### Problem statement:
From the records below, copy every line that contains the word "this".

### The records:
BEGIN
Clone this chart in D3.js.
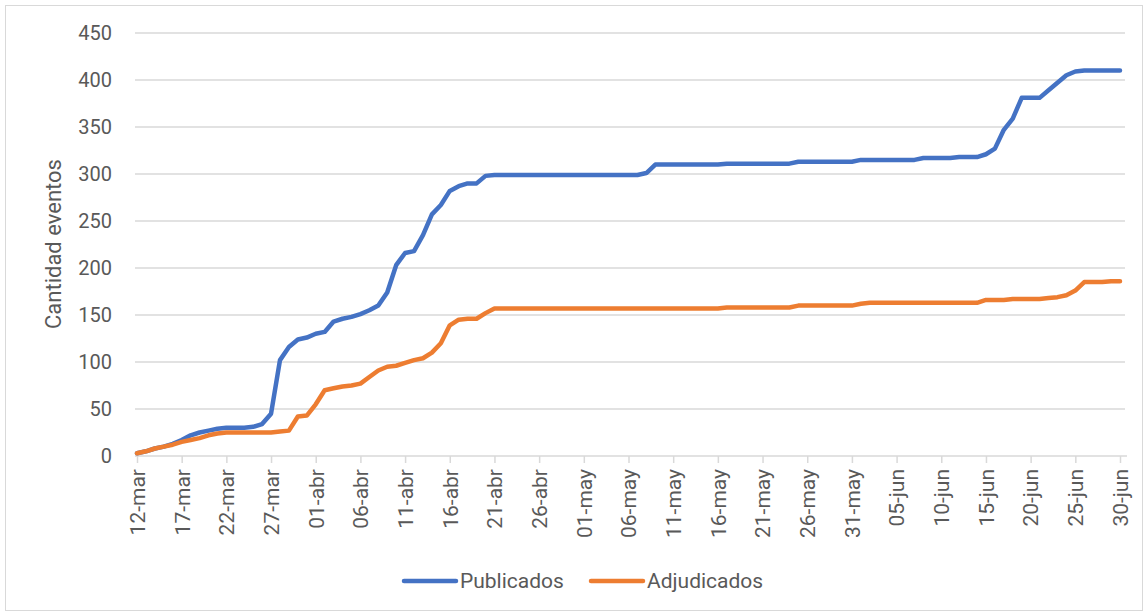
END
BEGIN
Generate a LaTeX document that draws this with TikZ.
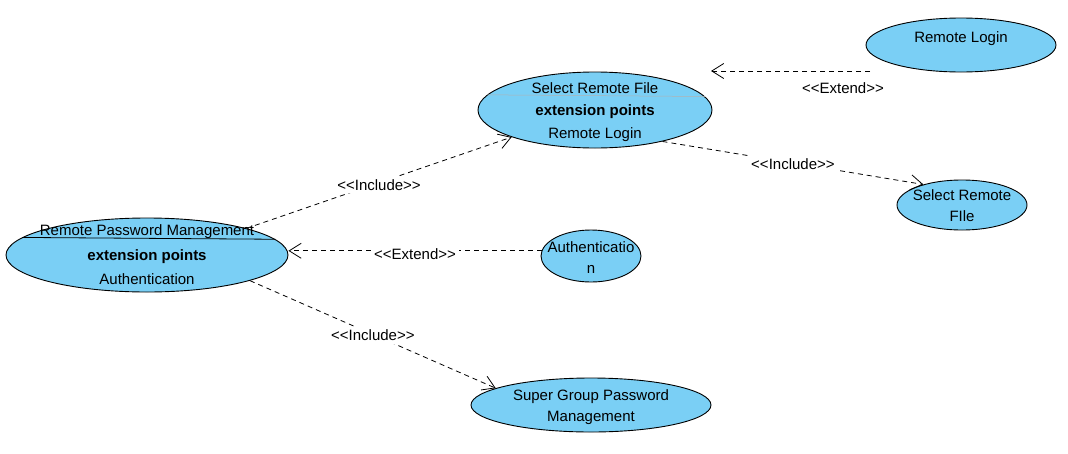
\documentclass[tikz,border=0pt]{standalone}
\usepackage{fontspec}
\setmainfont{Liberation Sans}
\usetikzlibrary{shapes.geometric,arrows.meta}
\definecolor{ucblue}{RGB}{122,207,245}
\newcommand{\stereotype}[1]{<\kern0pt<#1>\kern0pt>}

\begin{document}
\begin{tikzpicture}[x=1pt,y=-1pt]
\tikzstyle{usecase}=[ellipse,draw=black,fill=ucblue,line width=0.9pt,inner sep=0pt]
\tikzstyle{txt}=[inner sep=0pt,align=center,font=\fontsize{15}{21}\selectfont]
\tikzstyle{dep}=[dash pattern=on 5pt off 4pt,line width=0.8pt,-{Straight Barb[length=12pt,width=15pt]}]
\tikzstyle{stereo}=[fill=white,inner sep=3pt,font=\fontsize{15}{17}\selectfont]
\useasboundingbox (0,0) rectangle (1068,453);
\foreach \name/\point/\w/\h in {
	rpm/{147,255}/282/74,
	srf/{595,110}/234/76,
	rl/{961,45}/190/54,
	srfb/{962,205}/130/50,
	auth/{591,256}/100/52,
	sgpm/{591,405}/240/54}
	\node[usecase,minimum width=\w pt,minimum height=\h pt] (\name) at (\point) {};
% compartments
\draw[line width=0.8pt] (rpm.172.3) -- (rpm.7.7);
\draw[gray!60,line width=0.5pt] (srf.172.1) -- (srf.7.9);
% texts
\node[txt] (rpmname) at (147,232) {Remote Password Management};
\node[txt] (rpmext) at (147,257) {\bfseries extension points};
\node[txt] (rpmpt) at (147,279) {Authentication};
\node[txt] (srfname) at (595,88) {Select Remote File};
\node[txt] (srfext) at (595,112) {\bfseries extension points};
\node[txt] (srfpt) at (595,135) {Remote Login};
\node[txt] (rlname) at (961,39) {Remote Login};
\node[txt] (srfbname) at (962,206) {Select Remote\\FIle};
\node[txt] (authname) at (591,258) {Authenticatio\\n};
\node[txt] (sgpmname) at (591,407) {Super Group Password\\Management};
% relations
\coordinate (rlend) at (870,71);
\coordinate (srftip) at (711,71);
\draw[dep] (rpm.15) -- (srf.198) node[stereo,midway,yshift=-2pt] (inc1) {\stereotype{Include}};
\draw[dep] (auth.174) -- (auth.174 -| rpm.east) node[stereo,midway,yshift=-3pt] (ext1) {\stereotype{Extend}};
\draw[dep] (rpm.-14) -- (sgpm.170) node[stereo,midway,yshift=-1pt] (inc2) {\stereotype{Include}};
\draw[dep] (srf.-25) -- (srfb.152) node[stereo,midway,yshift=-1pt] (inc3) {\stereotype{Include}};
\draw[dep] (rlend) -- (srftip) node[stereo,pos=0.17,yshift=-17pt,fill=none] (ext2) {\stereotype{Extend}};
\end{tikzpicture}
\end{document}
END
### Complete output:
Clone this chart in D3.js.
Generate a LaTeX document that draws this with TikZ.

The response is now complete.